## Exercise goal
Copy the records below exactly, starting at the line that contains "Clone this chart in matplotlib." and ending at the line that contains "ax = fig.add_axes([0.1025, 0.1072, 0.8381, 0.8392])"; leave out any pictures.

## Entries provided

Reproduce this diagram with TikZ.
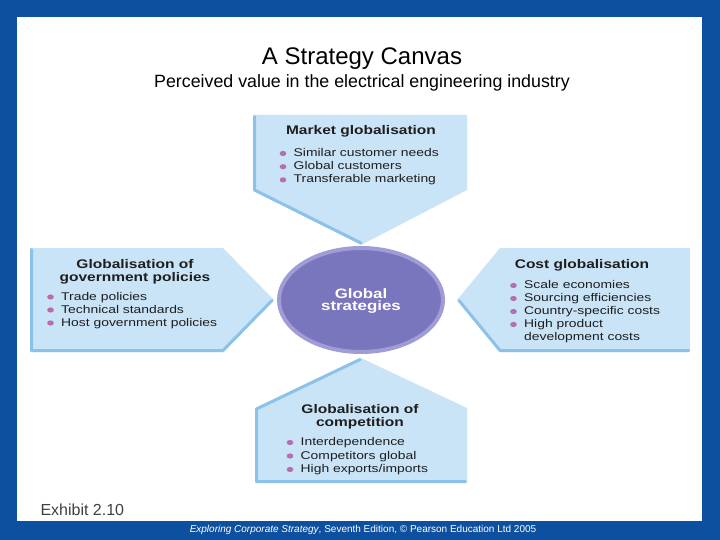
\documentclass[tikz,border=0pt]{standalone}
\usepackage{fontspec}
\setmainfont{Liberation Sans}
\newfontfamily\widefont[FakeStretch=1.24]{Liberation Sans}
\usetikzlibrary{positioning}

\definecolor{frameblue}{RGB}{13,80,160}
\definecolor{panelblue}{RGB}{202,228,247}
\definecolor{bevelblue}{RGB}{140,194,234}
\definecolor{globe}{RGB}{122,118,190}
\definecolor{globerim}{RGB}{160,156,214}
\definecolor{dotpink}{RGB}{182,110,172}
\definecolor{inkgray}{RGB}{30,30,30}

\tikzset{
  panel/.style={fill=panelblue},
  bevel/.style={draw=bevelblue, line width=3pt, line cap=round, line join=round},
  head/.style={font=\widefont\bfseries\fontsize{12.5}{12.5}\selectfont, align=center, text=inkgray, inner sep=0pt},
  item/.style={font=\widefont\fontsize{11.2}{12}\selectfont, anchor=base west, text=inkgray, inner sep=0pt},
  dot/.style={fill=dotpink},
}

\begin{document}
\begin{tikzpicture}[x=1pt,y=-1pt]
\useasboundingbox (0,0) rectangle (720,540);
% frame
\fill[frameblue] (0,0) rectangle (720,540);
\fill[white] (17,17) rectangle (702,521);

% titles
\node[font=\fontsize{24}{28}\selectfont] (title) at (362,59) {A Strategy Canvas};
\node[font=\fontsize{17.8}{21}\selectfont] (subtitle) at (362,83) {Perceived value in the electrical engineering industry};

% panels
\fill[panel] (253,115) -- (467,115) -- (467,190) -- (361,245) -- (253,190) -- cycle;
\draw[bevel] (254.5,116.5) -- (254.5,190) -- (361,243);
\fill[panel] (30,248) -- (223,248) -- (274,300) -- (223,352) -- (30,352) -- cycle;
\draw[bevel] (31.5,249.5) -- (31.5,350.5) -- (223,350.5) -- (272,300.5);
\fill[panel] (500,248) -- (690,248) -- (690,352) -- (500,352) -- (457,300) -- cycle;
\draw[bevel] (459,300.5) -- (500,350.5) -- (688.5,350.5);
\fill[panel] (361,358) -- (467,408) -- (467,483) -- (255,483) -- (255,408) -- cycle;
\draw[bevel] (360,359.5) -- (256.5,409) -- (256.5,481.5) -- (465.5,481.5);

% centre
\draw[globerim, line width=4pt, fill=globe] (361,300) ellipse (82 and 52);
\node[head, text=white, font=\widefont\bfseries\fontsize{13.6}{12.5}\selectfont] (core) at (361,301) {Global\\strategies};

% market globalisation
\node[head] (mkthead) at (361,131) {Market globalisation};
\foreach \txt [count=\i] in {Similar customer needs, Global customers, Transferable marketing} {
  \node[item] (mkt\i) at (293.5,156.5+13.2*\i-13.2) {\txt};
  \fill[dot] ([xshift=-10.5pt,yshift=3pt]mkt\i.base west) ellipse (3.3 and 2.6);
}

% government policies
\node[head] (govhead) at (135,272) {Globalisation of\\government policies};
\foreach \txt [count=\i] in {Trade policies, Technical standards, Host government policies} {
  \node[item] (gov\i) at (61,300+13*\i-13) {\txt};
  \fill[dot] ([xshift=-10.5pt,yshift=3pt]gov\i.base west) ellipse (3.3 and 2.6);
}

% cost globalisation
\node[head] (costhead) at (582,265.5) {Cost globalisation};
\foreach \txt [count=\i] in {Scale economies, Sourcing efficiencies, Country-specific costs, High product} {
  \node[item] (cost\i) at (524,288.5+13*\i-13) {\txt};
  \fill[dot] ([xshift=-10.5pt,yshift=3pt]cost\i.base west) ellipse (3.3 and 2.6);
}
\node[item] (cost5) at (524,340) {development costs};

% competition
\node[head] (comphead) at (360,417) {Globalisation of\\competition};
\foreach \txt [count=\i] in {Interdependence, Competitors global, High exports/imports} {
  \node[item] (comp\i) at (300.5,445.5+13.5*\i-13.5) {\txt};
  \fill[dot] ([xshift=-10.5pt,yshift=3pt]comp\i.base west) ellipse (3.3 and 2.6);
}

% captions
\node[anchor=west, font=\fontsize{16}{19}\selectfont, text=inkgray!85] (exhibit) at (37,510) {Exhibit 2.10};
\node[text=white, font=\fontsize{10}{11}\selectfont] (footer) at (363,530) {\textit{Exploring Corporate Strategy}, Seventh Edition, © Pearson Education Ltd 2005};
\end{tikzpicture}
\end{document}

--

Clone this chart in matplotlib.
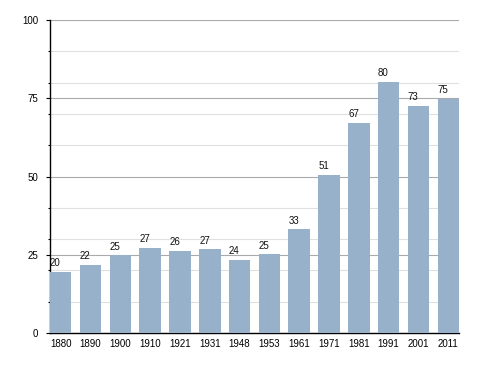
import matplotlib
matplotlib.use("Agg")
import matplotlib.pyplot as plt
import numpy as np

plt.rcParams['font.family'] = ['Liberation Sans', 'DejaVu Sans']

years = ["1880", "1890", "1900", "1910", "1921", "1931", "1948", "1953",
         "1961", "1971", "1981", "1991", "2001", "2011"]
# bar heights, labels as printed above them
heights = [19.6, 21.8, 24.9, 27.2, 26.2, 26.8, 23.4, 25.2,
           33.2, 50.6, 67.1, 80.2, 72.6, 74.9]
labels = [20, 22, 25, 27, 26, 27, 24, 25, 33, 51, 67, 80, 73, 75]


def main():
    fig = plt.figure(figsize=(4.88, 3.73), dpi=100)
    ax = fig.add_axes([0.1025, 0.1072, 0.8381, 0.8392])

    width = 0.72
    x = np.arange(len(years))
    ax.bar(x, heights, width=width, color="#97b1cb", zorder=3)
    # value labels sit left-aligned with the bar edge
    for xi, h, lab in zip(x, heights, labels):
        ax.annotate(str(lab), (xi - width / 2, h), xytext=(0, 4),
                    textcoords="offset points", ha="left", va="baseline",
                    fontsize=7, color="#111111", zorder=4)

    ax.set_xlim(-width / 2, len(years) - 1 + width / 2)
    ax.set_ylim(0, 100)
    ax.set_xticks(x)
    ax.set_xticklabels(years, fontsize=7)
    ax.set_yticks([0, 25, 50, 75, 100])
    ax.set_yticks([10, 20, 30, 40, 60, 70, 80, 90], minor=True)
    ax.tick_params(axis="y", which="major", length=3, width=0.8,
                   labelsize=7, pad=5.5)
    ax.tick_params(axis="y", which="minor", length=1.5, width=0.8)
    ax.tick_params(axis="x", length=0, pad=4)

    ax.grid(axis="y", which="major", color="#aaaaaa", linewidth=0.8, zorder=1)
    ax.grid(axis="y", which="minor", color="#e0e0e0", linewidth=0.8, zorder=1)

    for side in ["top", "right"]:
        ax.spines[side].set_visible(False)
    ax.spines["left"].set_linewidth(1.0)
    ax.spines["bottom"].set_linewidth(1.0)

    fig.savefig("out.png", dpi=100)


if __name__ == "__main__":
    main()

## Response to this exercise
Clone this chart in matplotlib.
import matplotlib
matplotlib.use("Agg")
import matplotlib.pyplot as plt
import numpy as np

plt.rcParams['font.family'] = ['Liberation Sans', 'DejaVu Sans']

years = ["1880", "1890", "1900", "1910", "1921", "1931", "1948", "1953",
         "1961", "1971", "1981", "1991", "2001", "2011"]
# bar heights, labels as printed above them
heights = [19.6, 21.8, 24.9, 27.2, 26.2, 26.8, 23.4, 25.2,
           33.2, 50.6, 67.1, 80.2, 72.6, 74.9]
labels = [20, 22, 25, 27, 26, 27, 24, 25, 33, 51, 67, 80, 73, 75]


def main():
    fig = plt.figure(figsize=(4.88, 3.73), dpi=100)
    ax = fig.add_axes([0.1025, 0.1072, 0.8381, 0.8392])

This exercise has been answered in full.